The incorrigibly thievish liberals, no doubt full of projection, claim that Venezuela under Chavez has become one of the most corrupt countries in the world. They cite the loathsome Corruption Perceptions Index in support of this view – i.e. the perceptions of the same internationalist banksters and “experts” who have such a withering hatred for those countries that dare to stand up against Western imperialism. Asking ordinary people reveals quite a different picture: Fewer ordinary Venezuelans (some 20% of them) said that had to pay a bribe in the past year than in Colombia (24%), the Western puppet state next door.
Perhaps the only real failing of the Chavez administration is its inability to control violent crime. Venezuela now has one of the highest homicide rates in the world. But this was part of a general Latin American trend, and what’s more, could just as easily be attributable to a regrettable if admirable surfeit of humaneness in the Venezuelan criminal justice system (it has not had the death penalty since 1863).
Hugo Rafael Chávez Frías brought hope and a credible promise of a better tomorrow to a benighted country, and was the bane of the rootless cosmopolitans and comprador elites that hypocritically shrilled about his supposed corruption and selling out to Cuba even as they frantically shuffled their ill-gotten billions into Swiss vaults and dialed their CIA handlers for advice.

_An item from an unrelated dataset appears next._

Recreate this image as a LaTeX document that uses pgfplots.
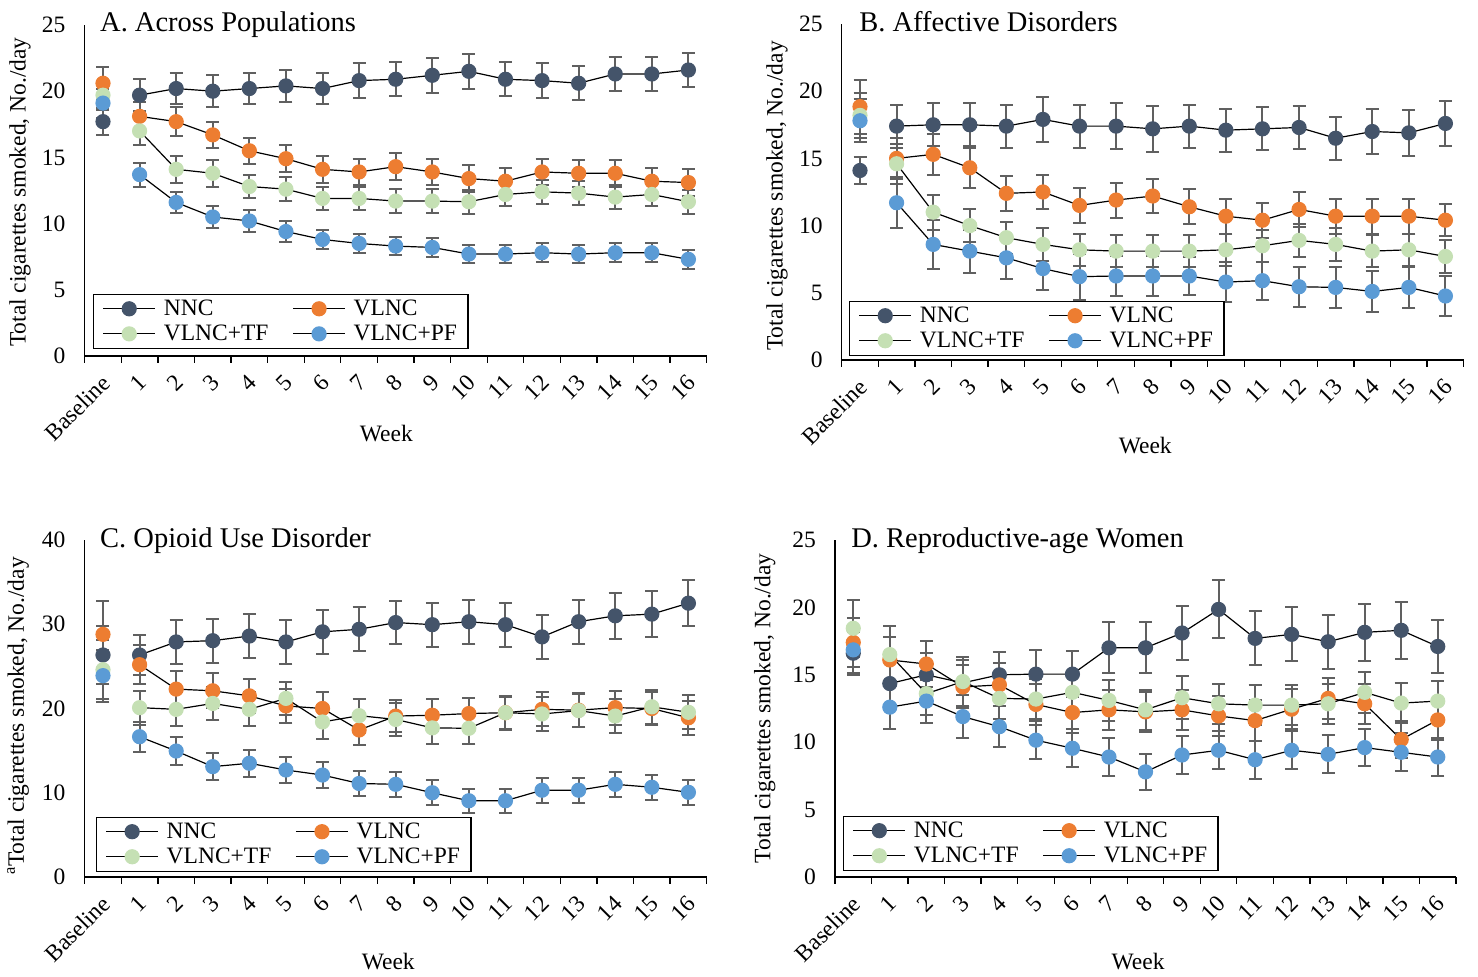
\documentclass[border=0pt]{standalone}
\usepackage{fontspec}
\setmainfont{Liberation Serif}
\usepackage{pgfplots}
\usepackage{pgfplotstable}
\pgfplotsset{compat=1.18}
\definecolor{cN}{RGB}{68,84,106}
\definecolor{cV}{RGB}{237,125,49}
\definecolor{cT}{RGB}{197,224,180}
\definecolor{cP}{RGB}{91,155,213}
\definecolor{cE}{RGB}{96,96,96}

\pgfplotstableread{
w nnc nnce vlnc vlnce tf tfe pf pfe
0 17.7 1.0 20.6 1.2 19.7 1.1 19.1 1.1
1 19.7 1.2 18.1 1.1 17.0 1.1 13.7 0.9
2 20.2 1.2 17.7 1.1 14.1 1.0 11.6 0.8
3 20.0 1.2 16.7 1.0 13.8 1.0 10.5 0.8
4 20.2 1.2 15.5 1.0 12.8 0.9 10.2 0.8
5 20.4 1.2 14.9 1.0 12.6 0.9 9.4 0.8
6 20.2 1.2 14.1 1.0 11.9 0.9 8.8 0.7
7 20.8 1.3 13.9 1.0 11.9 0.9 8.5 0.7
8 20.9 1.3 14.3 1.0 11.7 0.9 8.3 0.7
9 21.2 1.3 13.9 1.0 11.7 0.9 8.2 0.7
10 21.5 1.3 13.4 1.0 11.65 0.9 7.7 0.7
11 20.9 1.3 13.2 1.0 12.2 0.9 7.7 0.7
12 20.8 1.3 13.9 1.0 12.4 0.9 7.8 0.7
13 20.6 1.3 13.8 1.0 12.3 0.9 7.7 0.7
14 21.3 1.3 13.8 1.0 12.0 0.9 7.8 0.7
15 21.3 1.3 13.2 1.0 12.2 0.9 7.8 0.7
16 21.6 1.3 13.1 1.0 11.65 0.9 7.3 0.7
}\tabA

\pgfplotstableread{
w nnc nnce vlnc vlnce tf tfe pf pfe
0 14.1 1.0 18.85 2.0 18.2 1.7 17.8 1.6
1 17.4 1.6 15.0 1.5 14.6 1.5 11.7 1.9
2 17.5 1.6 15.3 1.5 11.0 1.3 8.6 1.8
3 17.5 1.6 14.3 1.5 10.0 1.2 8.1 1.6
4 17.4 1.6 12.4 1.3 9.1 1.2 7.6 1.6
5 17.9 1.7 12.5 1.3 8.6 1.2 6.8 1.6
6 17.4 1.6 11.5 1.3 8.2 1.2 6.2 1.7
7 17.4 1.7 11.9 1.3 8.1 1.2 6.25 1.5
8 17.2 1.7 12.2 1.3 8.1 1.2 6.25 1.5
9 17.4 1.6 11.4 1.3 8.1 1.2 6.25 1.4
10 17.1 1.6 10.7 1.3 8.2 1.2 5.8 1.5
11 17.2 1.6 10.4 1.3 8.5 1.2 5.9 1.4
12 17.3 1.6 11.2 1.3 8.9 1.2 5.45 1.5
13 16.5 1.6 10.7 1.3 8.6 1.2 5.4 1.5
14 17.0 1.7 10.7 1.3 8.1 1.2 5.1 1.5
15 16.9 1.7 10.7 1.3 8.2 1.2 5.4 1.5
16 17.6 1.7 10.4 1.2 7.7 1.2 4.76 1.5
}\tabB

\pgfplotstableread{
w nnc nnce vlnc vlnce tf tfe pf pfe
0 26.35 3.5 28.8 4.0 24.6 3.5 23.9 3.1
1 26.35 2.4 25.2 2.3 20.1 2.0 16.65 1.8
2 27.9 2.6 22.3 2.2 19.9 2.0 14.95 1.7
3 28.05 2.6 22.1 2.1 20.6 2.0 13.1 1.6
4 28.6 2.6 21.5 2.0 19.9 2.0 13.5 1.6
5 27.9 2.6 20.3 2.0 21.2 2.0 12.7 1.6
6 29.1 2.6 20.0 2.0 18.4 2.0 12.1 1.5
7 29.4 2.6 17.45 1.8 19.15 2.0 11.1 1.5
8 30.2 2.6 19.1 1.9 18.7 2.0 11.0 1.5
9 29.95 2.6 19.2 1.9 17.7 1.9 10.0 1.5
10 30.3 2.6 19.4 1.9 17.65 1.9 9.05 1.4
11 29.95 2.6 19.5 1.9 19.5 2.0 9.05 1.4
12 28.5 2.6 19.9 2.0 19.35 2.0 10.3 1.5
13 30.3 2.6 19.8 2.0 19.75 2.0 10.3 1.5
14 31.0 2.7 20.1 2.0 19.1 2.0 11.0 1.5
15 31.2 2.7 20.0 2.0 20.2 2.0 10.65 1.5
16 32.5 2.7 18.9 2.0 19.55 2.0 10.05 1.5
}\tabC

\pgfplotstableread{
w nnc nnce vlnc vlnce tf tfe pf pfe
0 16.6 1.6 17.4 1.8 18.45 2.1 16.85 1.7
1 14.35 1.6 16.1 1.7 16.5 2.1 12.6 1.65
2 15.0 1.6 15.8 1.7 13.6 1.6 13.05 1.6
3 14.4 1.7 14.1 1.6 14.5 1.8 11.9 1.6
4 15.0 1.7 14.25 1.6 13.25 1.5 11.15 1.5
5 15.05 1.8 12.8 1.5 13.2 1.5 10.15 1.4
6 15.05 1.7 12.2 1.5 13.7 1.5 9.55 1.4
7 17.0 1.9 12.4 1.5 13.1 1.5 8.9 1.4
8 17.0 1.9 12.25 1.5 12.4 1.5 7.8 1.35
9 18.1 2.0 12.4 1.5 13.3 1.6 9.05 1.4
10 19.85 2.15 11.95 1.5 12.85 1.5 9.4 1.4
11 17.7 2.0 11.6 1.5 12.75 1.5 8.7 1.4
12 18.0 2.0 12.45 1.5 12.75 1.5 9.4 1.4
13 17.45 2.0 13.25 1.5 12.85 1.5 9.1 1.4
14 18.15 2.1 12.85 1.5 13.7 1.5 9.6 1.4
15 18.3 2.1 10.2 1.4 12.9 1.5 9.25 1.4
16 17.1 2.0 11.65 1.5 13.05 1.5 8.9 1.4
}\tabD

\newcommand{\fs}{\fontsize{23.5}{27}\selectfont}
\pgfplotsset{
  panel/.style={
    scale only axis, width=622pt,
    xmin=-0.5, xmax=16.5, ymin=0,
    axis x line*=bottom, axis y line*=left,
    axis line style={black, line width=1.3pt},
    xtick={0,...,16},
    xticklabels={Baseline,1,2,3,4,5,6,7,8,9,10,11,12,13,14,15,16},
    minor xtick={-0.5,0.5,...,16.5},
    major tick length=0pt, minor tick length=7pt, tick align=outside,
    every minor tick/.append style={black, line width=1.3pt},
    tick label style={font=\fs},
    label style={font=\fs},
    xticklabel style={inner sep=0pt, xshift=3pt, yshift=-23pt, rotate=45, anchor=east},
    yticklabel style={inner sep=0pt, anchor=east, xshift=-19pt},
    /pgf/number format/assume math mode=true,
    clip=false,
    title style={font=\fontsize{28.5}{32}\selectfont, anchor=west, inner sep=0pt},
    legend columns=2,
    legend style={anchor=south west, draw=black, line width=1.3pt, font=\fs,
      inner xsep=9pt, inner ysep=4pt, row sep=4pt,
      /tikz/every odd column/.append style={column sep=6pt},
      /tikz/every even column/.append style={column sep=22pt},
      cells={anchor=west}},
    legend image code/.code={\draw[mark repeat=2,mark phase=2] plot coordinates {(0pt,0pt) (26pt,0pt) (52pt,0pt)};},
    xlabel={Week},
    ylabel={Total cigarettes smoked, No./day},
  },
  ser/.style={black, line width=1.2pt, mark=*, mark size=7pt,
    error bars/y dir=both, error bars/y explicit,
    error bars/error bar style={color=cE, line width=2pt},
    error bars/error mark options={rotate=90, mark size=6.5pt, line width=2pt, color=cE}},
}
\newcommand{\series}[3]{%
  \addplot[ser, mark options={fill=#3, draw=#3}] table[x=w, y=#2, y error=#2e, restrict x to domain=0.5:16.5] {#1};
}
\newcommand{\base}[3]{%
  \addplot[ser, only marks, forget plot, mark options={fill=#3, draw=#3}] table[x=w, y=#2, y error=#2e, restrict x to domain=-0.4:0.4] {#1};
}
\newcommand{\allseries}[1]{%
  \series{#1}{nnc}{cN}
  \series{#1}{vlnc}{cV}
  \series{#1}{tf}{cT}
  \series{#1}{pf}{cP}
  \base{#1}{nnc}{cN}
  \base{#1}{vlnc}{cV}
  \base{#1}{tf}{cT}
  \base{#1}{pf}{cP}
}

\begin{document}
\begin{tikzpicture}
\useasboundingbox (0,0) rectangle (1478pt,977pt);

% Panel A
\begin{axis}[panel, at={(84.7pt,621pt)}, anchor=south west, height=331pt,
  ymax=25, ytick={0,5,...,25},
  title={A. Across Populations}, title style={at={(axis description cs:0.0246,0.982)}},
  xlabel style={at={(axis description cs:0.485,-0.233)}, anchor=center},
  ylabel style={at={(axis description cs:-0.104,0.495)}, anchor=center},
  legend style={at={(axis description cs:0.0133,0.021)}},
  legend entries={NNC,VLNC,VLNC+TF,VLNC+PF}]
\allseries{\tabA}
\end{axis}

% Panel B
\begin{axis}[panel, at={(841.7pt,617pt)}, anchor=south west, height=336pt,
  ymax=25, ytick={0,5,...,25},
  title={B. Affective Disorders}, title style={at={(axis description cs:0.028,0.988)}},
  xlabel style={at={(axis description cs:0.488,-0.256)}, anchor=center},
  ylabel style={at={(axis description cs:-0.104,0.488)}, anchor=center},
  legend style={at={(axis description cs:0.0117,0.012)}},
  legend entries={NNC,VLNC,VLNC+TF,VLNC+PF}]
\allseries{\tabB}
\end{axis}

% Panel C
\begin{axis}[panel, at={(84.7pt,100pt)}, anchor=south west, height=337pt,
  ymax=40, ytick={0,10,...,40},
  title={C. Opioid Use Disorder}, title style={at={(axis description cs:0.0246,0.979)}},
  ylabel={\textsuperscript{a}Total cigarettes smoked, No./day},
  xlabel style={at={(axis description cs:0.488,-0.252)}, anchor=center},
  ylabel style={at={(axis description cs:-0.107,0.478)}, anchor=center},
  legend style={at={(axis description cs:0.018,0.015)}},
  legend entries={NNC,VLNC,VLNC+TF,VLNC+PF}]
\allseries{\tabC}
\end{axis}

% Panel D
\begin{axis}[panel, at={(835pt,100pt)}, anchor=south west, height=337pt, width=621pt,
  ymax=25, ytick={0,5,...,25},
  title={D. Reproductive-age Women}, title style={at={(axis description cs:0.026,0.979)}},
  xlabel style={at={(axis description cs:0.488,-0.252)}, anchor=center},
  ylabel style={at={(axis description cs:-0.113,0.50)}, anchor=center},
  legend style={at={(axis description cs:0.013,0.018)}},
  legend entries={NNC,VLNC,VLNC+TF,VLNC+PF}]
\allseries{\tabD}
\end{axis}
\end{tikzpicture}
\end{document}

Yes, he was loathed by the Latin American offshore aristocracy, the neocons, and the Guardianista-type, “humanitarian bomber” Pro War Left and Western chauvinists in liberal clothing. But he was also beloved of the millions of Venezuelans, who resisted oligarch media pressure and mafia-like “international community” and continued to give El Comandante – in some of the world’s cleanest and most transparent elections – term after term to implement his vision of a just and sovereign Latin America.
If it is true that one gets to know a man by his friends and enemies, then he qualifies as one of the very greatest national leaders of modern history. He now shuffles off this mortal coil, leaving behind his struggles and haters, and ascending to the realm of God, where he can contemplate the crystalline tranquility of the cosmos; but the light of the Bolivarian Revolution that he ignited on this lower plane of existence will endure – and continue shining hope into the hearts of men all over the world unto the ages of ages.
PS. For more statistics and objective assessments of Chavez’ achievements, consult Mark Weisbrot’s classic, “The Chávez Administration at 10 Years: The Economy and Social Indicators.“
Very well said. His death is a tremendous blow to Venezuela, although it will doubtless be portrayed as “a great opportunity for healing” as the sharks maneuver for control of Venezuela’s energy industry.
Thanks very much, AK, this is an excellent summary of Hugo Chavez’s achievements. I have already recommended it to a friend and her son who works in a Federal Department government position in Canberra.
Chavez’s death is not only a blow to Venezuela but also to poor communities in the US dependent on donations of heating oil from CITGO.